→ **Job**:
Both the line containing "Generate a LaTeX" and the line containing "minimum width=228pt, minimum" are to be reproduced exactly, along with every line between them, and nothing more.
....................
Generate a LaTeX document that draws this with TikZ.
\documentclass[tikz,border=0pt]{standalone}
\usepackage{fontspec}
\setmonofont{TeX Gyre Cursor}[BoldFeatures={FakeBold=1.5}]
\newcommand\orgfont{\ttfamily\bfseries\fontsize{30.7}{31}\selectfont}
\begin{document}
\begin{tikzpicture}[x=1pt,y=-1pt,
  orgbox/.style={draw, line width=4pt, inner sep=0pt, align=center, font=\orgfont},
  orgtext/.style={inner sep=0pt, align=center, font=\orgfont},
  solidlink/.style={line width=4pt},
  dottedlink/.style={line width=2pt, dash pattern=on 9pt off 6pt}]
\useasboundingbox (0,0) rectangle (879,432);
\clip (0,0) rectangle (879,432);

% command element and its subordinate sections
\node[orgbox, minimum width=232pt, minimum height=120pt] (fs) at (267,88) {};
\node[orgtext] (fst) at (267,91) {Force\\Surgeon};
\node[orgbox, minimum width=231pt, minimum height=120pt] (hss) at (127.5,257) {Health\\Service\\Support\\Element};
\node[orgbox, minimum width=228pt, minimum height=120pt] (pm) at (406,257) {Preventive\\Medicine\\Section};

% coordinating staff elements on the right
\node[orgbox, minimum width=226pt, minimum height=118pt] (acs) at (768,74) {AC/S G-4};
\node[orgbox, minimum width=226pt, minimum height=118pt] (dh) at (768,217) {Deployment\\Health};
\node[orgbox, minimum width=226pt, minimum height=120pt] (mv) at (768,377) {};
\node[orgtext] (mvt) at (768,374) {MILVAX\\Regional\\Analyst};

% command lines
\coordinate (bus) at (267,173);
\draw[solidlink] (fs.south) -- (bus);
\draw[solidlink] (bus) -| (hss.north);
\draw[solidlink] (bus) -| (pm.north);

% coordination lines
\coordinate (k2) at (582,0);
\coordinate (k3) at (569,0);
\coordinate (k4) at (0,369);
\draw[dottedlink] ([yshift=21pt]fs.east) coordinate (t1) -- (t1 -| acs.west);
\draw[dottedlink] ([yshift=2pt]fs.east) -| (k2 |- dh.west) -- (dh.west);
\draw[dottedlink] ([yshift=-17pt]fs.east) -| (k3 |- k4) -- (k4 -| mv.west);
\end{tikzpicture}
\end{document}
....................
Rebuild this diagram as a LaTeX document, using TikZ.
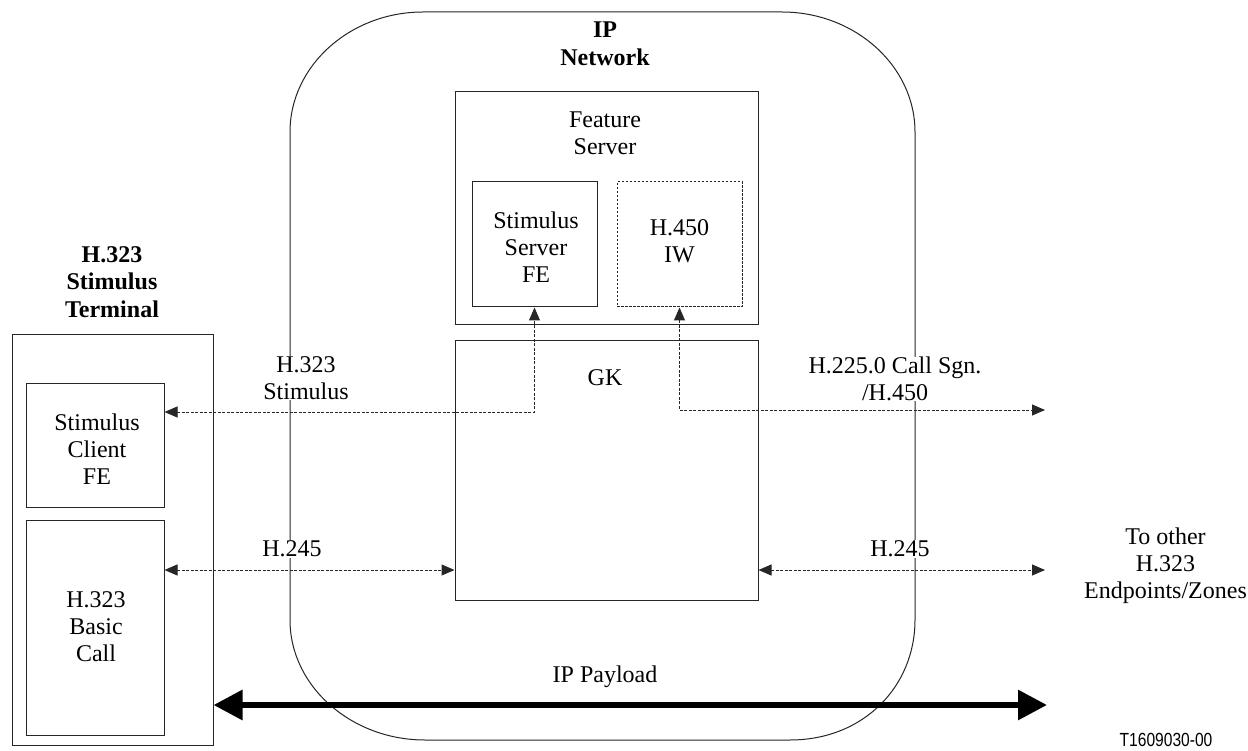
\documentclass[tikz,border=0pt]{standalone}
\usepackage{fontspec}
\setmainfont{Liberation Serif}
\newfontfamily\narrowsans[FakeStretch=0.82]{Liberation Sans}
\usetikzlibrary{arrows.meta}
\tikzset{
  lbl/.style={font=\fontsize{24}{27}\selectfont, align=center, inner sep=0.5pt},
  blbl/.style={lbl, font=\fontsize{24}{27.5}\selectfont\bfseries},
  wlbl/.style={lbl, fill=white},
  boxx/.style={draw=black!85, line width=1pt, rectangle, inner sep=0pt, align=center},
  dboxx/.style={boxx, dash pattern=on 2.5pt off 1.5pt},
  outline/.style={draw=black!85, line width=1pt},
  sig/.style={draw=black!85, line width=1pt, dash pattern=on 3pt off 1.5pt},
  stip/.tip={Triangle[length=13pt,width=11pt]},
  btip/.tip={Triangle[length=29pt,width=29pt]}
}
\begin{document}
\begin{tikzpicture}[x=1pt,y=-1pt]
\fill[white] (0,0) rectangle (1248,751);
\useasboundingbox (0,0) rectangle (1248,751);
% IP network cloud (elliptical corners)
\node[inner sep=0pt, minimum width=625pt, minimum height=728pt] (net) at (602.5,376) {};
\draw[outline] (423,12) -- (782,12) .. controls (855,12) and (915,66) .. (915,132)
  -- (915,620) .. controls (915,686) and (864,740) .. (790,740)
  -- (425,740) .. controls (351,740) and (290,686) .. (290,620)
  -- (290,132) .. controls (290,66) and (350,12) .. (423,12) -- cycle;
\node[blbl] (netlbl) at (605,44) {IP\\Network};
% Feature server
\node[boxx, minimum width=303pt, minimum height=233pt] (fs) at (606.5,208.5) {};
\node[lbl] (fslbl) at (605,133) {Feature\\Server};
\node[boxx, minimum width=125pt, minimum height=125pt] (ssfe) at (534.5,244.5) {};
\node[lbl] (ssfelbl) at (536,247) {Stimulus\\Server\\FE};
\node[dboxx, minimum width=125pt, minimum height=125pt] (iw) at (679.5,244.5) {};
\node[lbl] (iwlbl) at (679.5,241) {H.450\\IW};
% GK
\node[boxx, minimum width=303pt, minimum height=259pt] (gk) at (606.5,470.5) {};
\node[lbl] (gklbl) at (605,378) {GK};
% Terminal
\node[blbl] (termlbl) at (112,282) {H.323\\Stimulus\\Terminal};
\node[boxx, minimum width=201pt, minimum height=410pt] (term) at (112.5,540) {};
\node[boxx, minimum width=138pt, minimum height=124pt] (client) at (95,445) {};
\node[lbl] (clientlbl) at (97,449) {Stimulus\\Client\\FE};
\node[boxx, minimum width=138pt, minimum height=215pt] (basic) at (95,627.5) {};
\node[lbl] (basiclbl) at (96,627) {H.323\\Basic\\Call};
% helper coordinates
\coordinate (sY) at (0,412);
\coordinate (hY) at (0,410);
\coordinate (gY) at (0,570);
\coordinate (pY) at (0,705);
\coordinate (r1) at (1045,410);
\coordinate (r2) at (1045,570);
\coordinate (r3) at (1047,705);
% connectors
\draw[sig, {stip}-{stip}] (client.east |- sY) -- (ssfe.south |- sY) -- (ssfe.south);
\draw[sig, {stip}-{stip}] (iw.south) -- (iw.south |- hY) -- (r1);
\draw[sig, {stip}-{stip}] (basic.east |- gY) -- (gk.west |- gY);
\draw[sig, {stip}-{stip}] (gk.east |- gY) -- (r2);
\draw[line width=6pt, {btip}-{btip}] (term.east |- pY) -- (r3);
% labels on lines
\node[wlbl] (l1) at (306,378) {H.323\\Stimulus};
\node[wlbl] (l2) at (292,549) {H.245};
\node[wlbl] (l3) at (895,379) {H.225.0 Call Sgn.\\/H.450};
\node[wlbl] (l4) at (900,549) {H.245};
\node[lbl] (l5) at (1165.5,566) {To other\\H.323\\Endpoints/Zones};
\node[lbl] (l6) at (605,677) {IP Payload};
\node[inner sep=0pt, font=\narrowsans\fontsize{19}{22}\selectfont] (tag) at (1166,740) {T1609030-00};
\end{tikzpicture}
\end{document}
....................
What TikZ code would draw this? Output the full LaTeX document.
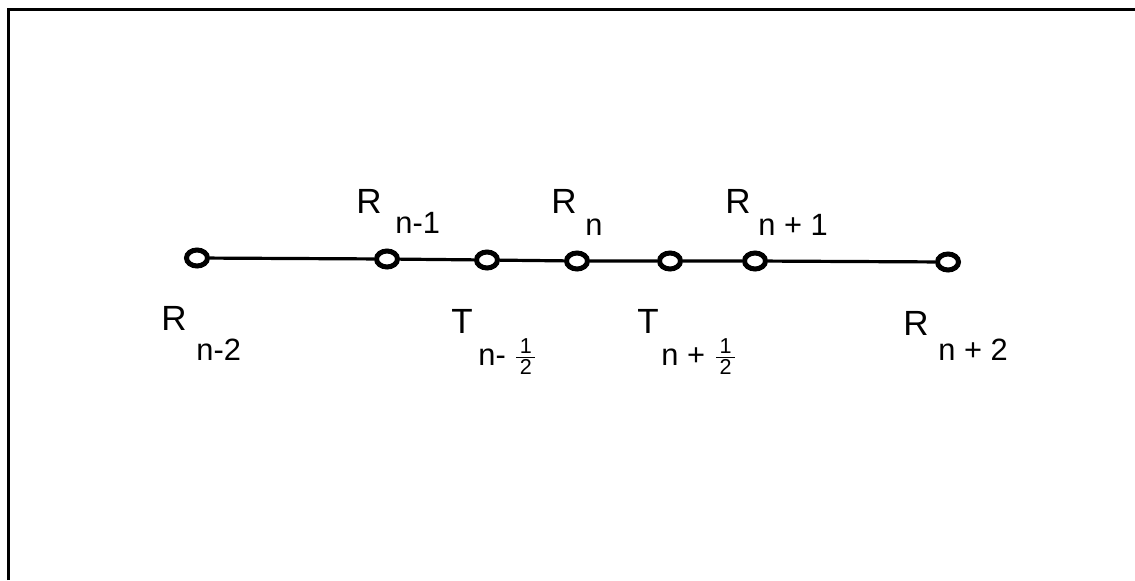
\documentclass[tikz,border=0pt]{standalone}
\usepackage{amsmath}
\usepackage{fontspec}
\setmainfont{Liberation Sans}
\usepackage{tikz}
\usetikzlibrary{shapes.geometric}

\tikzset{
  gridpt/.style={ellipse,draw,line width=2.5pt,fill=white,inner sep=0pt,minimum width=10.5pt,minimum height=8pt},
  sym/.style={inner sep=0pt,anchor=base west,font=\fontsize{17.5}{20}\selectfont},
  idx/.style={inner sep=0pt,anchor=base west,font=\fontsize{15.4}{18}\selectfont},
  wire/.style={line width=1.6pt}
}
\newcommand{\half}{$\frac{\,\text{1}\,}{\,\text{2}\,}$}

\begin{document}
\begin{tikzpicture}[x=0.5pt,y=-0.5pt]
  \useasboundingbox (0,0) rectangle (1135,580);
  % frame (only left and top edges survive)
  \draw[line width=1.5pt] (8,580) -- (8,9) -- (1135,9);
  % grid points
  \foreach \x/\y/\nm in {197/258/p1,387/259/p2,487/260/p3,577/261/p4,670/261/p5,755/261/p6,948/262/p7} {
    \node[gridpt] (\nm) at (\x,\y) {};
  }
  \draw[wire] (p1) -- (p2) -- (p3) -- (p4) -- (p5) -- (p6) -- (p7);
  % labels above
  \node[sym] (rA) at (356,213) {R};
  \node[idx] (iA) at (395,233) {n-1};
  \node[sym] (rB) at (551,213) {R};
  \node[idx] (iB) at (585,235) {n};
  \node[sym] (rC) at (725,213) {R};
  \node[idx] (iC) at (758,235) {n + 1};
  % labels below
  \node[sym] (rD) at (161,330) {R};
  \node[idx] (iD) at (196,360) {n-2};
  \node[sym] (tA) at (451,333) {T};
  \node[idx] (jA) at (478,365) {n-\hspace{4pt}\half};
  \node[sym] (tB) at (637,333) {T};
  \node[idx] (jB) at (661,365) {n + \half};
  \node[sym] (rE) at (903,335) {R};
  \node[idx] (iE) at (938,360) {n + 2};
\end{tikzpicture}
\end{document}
....................
→ **Task result**:
Generate a LaTeX document that draws this with TikZ.
\documentclass[tikz,border=0pt]{standalone}
\usepackage{fontspec}
\setmonofont{TeX Gyre Cursor}[BoldFeatures={FakeBold=1.5}]
\newcommand\orgfont{\ttfamily\bfseries\fontsize{30.7}{31}\selectfont}
\begin{document}
\begin{tikzpicture}[x=1pt,y=-1pt,
  orgbox/.style={draw, line width=4pt, inner sep=0pt, align=center, font=\orgfont},
  orgtext/.style={inner sep=0pt, align=center, font=\orgfont},
  solidlink/.style={line width=4pt},
  dottedlink/.style={line width=2pt, dash pattern=on 9pt off 6pt}]
\useasboundingbox (0,0) rectangle (879,432);
\clip (0,0) rectangle (879,432);

% command element and its subordinate sections
\node[orgbox, minimum width=232pt, minimum height=120pt] (fs) at (267,88) {};
\node[orgtext] (fst) at (267,91) {Force\\Surgeon};
\node[orgbox, minimum width=231pt, minimum height=120pt] (hss) at (127.5,257) {Health\\Service\\Support\\Element};
\node[orgbox, minimum width=228pt, minimum height=120pt] (pm) at (406,257) {Preventive\\Medicine\\Section};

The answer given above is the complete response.